• _Set exercise_
Without the images, write out the whole listing exactly.

* * *

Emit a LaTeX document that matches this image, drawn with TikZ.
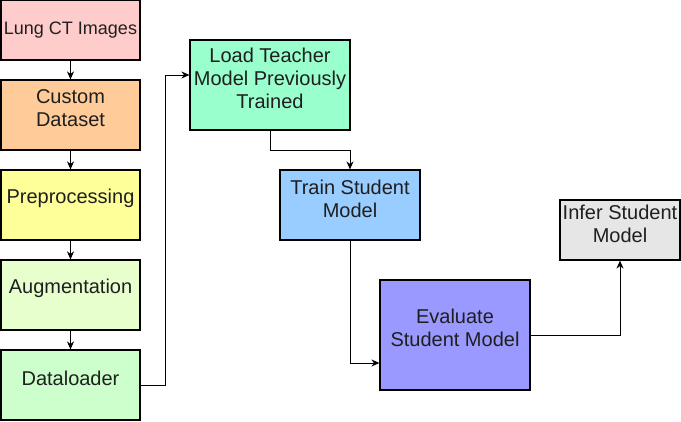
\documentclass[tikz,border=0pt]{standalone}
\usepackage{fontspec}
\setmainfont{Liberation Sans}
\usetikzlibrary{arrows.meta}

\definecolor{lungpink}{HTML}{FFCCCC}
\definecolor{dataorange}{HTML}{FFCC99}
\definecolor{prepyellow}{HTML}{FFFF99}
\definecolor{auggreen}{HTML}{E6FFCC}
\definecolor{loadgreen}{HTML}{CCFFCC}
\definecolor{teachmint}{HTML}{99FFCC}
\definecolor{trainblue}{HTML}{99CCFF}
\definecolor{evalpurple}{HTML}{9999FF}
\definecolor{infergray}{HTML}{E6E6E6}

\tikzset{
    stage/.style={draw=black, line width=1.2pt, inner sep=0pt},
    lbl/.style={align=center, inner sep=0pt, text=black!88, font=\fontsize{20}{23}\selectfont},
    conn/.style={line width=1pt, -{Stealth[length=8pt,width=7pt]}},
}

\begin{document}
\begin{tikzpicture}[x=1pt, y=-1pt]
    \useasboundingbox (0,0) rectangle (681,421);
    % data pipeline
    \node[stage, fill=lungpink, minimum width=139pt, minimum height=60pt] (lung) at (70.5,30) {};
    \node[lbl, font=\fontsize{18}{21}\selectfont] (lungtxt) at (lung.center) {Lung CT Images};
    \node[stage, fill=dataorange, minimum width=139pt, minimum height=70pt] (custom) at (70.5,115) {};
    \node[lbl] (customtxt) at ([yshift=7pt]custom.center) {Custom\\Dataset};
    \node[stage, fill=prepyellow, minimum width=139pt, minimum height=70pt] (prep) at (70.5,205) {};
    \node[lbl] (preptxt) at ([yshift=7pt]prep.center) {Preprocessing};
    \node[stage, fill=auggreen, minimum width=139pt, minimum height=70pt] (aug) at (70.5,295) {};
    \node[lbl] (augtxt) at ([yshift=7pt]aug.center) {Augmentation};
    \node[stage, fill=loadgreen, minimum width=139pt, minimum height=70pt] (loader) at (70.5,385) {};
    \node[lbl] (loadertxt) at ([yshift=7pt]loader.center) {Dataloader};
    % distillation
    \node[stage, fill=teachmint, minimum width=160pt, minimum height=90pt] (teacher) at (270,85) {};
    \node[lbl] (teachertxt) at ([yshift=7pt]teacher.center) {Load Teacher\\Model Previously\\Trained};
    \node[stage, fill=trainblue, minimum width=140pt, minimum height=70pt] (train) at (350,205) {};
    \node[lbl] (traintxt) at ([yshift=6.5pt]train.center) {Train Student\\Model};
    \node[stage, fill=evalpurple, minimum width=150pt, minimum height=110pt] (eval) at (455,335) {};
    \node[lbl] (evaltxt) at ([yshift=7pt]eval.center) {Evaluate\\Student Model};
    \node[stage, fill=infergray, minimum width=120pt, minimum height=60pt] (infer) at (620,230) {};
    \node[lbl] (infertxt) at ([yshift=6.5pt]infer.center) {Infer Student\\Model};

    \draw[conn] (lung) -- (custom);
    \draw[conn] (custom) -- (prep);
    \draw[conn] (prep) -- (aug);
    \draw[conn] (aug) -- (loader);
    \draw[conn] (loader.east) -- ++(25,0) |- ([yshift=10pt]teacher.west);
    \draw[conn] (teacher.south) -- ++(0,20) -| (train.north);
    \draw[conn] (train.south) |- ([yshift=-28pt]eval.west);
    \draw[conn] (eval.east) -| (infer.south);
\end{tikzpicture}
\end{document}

* * *

• _Response to this exercise_
Emit a LaTeX document that matches this image, drawn with TikZ.
\documentclass[tikz,border=0pt]{standalone}
\usepackage{fontspec}
\setmainfont{Liberation Sans}
\usetikzlibrary{arrows.meta}

\definecolor{lungpink}{HTML}{FFCCCC}
\definecolor{dataorange}{HTML}{FFCC99}
\definecolor{prepyellow}{HTML}{FFFF99}
\definecolor{auggreen}{HTML}{E6FFCC}
\definecolor{loadgreen}{HTML}{CCFFCC}
\definecolor{teachmint}{HTML}{99FFCC}
\definecolor{trainblue}{HTML}{99CCFF}
\definecolor{evalpurple}{HTML}{9999FF}
\definecolor{infergray}{HTML}{E6E6E6}

\tikzset{
    stage/.style={draw=black, line width=1.2pt, inner sep=0pt},
    lbl/.style={align=center, inner sep=0pt, text=black!88, font=\fontsize{20}{23}\selectfont},
    conn/.style={line width=1pt, -{Stealth[length=8pt,width=7pt]}},
}

\begin{document}
\begin{tikzpicture}[x=1pt, y=-1pt]
    \useasboundingbox (0,0) rectangle (681,421);
    % data pipeline
    \node[stage, fill=lungpink, minimum width=139pt, minimum height=60pt] (lung) at (70.5,30) {};
    \node[lbl, font=\fontsize{18}{21}\selectfont] (lungtxt) at (lung.center) {Lung CT Images};
    \node[stage, fill=dataorange, minimum width=139pt, minimum height=70pt] (custom) at (70.5,115) {};
    \node[lbl] (customtxt) at ([yshift=7pt]custom.center) {Custom\\Dataset};
    \node[stage, fill=prepyellow, minimum width=139pt, minimum height=70pt] (prep) at (70.5,205) {};
    \node[lbl] (preptxt) at ([yshift=7pt]prep.center) {Preprocessing};
    \node[stage, fill=auggreen, minimum width=139pt, minimum height=70pt] (aug) at (70.5,295) {};
    \node[lbl] (augtxt) at ([yshift=7pt]aug.center) {Augmentation};
    \node[stage, fill=loadgreen, minimum width=139pt, minimum height=70pt] (loader) at (70.5,385) {};
    \node[lbl] (loadertxt) at ([yshift=7pt]loader.center) {Dataloader};
    % distillation
    \node[stage, fill=teachmint, minimum width=160pt, minimum height=90pt] (teacher) at (270,85) {};
    \node[lbl] (teachertxt) at ([yshift=7pt]teacher.center) {Load Teacher\\Model Previously\\Trained};
    \node[stage, fill=trainblue, minimum width=140pt, minimum height=70pt] (train) at (350,205) {};
    \node[lbl] (traintxt) at ([yshift=6.5pt]train.center) {Train Student\\Model};
    \node[stage, fill=evalpurple, minimum width=150pt, minimum height=110pt] (eval) at (455,335) {};
    \node[lbl] (evaltxt) at ([yshift=7pt]eval.center) {Evaluate\\Student Model};
    \node[stage, fill=infergray, minimum width=120pt, minimum height=60pt] (infer) at (620,230) {};
    \node[lbl] (infertxt) at ([yshift=6.5pt]infer.center) {Infer Student\\Model};

    \draw[conn] (lung) -- (custom);
    \draw[conn] (custom) -- (prep);
    \draw[conn] (prep) -- (aug);
    \draw[conn] (aug) -- (loader);
    \draw[conn] (loader.east) -- ++(25,0) |- ([yshift=10pt]teacher.west);
    \draw[conn] (teacher.south) -- ++(0,20) -| (train.north);
    \draw[conn] (train.south) |- ([yshift=-28pt]eval.west);
    \draw[conn] (eval.east) -| (infer.south);
\end{tikzpicture}
\end{document}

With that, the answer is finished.